Rocky Mountain (66th Annual) and Cordilleran (110th Annual) Joint Meeting (19–21 May 2014)

Paper No. 9
Presentation Time: 10:50 AM

FLOW STEERING AND RIVER ENGINEERING OF WOODY RIPARIAN TREES QUANTIFIED WITH GROUND-BASED LIDAR


BYWATER-REYES, Sharon V., Geosciences Department, University of Montana, 32 Campus Drive #1296, Missoula, MT 59812-1296, WILCOX, Andrew C., Geosciences, University of Montana, Missoula, MT 59812, MANNERS, Rebecca, Department of Geosciences, University of Montana, 32 Campus Drive, #1296, Missoula, MT 59812-1296, LIGHTBODY, Anne, Department of Earth Sciences, University of New Hampshire, James Hall, 56 College Road, Durham, NH 03824 and STELLA, John, Forest and Natural Resource Management, SUNY-ESF, Syracuse, NY 13210, sharon.bywater-reyes@umontana.edu

Woody riparian trees recruit on river bars, and may influence bar topography during flow events by steering flow and altering sediment transport dynamics. The presence of alternate bars is known to topographically steer flow, but the contribution of riparian vegetation to flow steering remains unquantified. We investigated vegetation-related flow steering using high resolution ground-based LiDAR scans of riparian trees and associated topography. We scanned trees of various growth stages and morphologies (Populus and Tamarix) and post-processed vegetation scans for hydrodynamic vegetation density that dictates how much flow is steered around versus penetrated through trees.
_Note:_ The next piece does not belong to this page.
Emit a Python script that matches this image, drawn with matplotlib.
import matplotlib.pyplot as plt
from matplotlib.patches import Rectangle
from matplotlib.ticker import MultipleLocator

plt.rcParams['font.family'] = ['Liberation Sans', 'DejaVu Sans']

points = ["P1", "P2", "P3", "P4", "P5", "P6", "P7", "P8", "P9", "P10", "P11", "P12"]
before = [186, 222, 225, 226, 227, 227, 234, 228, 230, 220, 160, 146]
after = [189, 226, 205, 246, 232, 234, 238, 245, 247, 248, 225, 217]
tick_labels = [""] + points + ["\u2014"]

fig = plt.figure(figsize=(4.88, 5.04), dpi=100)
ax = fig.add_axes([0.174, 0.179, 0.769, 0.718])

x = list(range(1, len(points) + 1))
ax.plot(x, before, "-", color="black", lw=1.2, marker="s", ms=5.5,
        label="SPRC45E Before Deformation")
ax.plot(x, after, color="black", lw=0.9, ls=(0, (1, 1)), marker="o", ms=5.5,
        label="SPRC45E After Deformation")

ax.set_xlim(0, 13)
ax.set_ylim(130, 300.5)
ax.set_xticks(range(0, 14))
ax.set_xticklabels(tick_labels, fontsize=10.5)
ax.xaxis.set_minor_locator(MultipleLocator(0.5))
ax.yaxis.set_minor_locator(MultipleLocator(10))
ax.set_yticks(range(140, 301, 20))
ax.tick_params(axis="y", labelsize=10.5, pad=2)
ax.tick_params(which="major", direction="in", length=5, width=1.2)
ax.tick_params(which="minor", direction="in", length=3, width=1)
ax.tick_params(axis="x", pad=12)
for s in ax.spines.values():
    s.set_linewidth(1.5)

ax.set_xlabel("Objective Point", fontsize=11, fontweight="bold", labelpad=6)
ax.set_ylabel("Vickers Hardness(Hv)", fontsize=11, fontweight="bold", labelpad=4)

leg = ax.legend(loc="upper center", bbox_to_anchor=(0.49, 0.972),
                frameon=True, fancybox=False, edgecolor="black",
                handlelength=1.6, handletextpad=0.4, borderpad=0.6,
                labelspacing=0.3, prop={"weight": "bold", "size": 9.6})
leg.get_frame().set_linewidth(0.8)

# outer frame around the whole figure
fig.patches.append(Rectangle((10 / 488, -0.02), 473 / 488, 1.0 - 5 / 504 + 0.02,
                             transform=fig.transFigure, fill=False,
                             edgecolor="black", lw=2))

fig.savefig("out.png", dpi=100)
We compared vegetation density to the volume of sediment eroded upstream and deposited downstream of trees, and compared these metrics to literature predictions obtained from flume experiments with artificial vegetation. Our results indicate individual Tamarix trees allow more flow to pass through, because of their multi-stem morphology, and therefore have longer length scale, higher volume downstream deposits. Individual Populus trees block more flow, causing more steering and greater upstream scour, but less downstream deposition. The presence of Tamarix results in enhanced deposition of sediment compared to Populus, and therefore partitions shear stress available for geomorphic work in rivers because of both drag on stems and drag on associated deposits, heightening their ability to engineer their own environment. These novel calculations of the relative influence of vegetation and associated topography on river engineering inform outstanding questions about vegetation-morphodynamic feedbacks, with implications for plant community and landscape evolution in a multitude of riverine settings.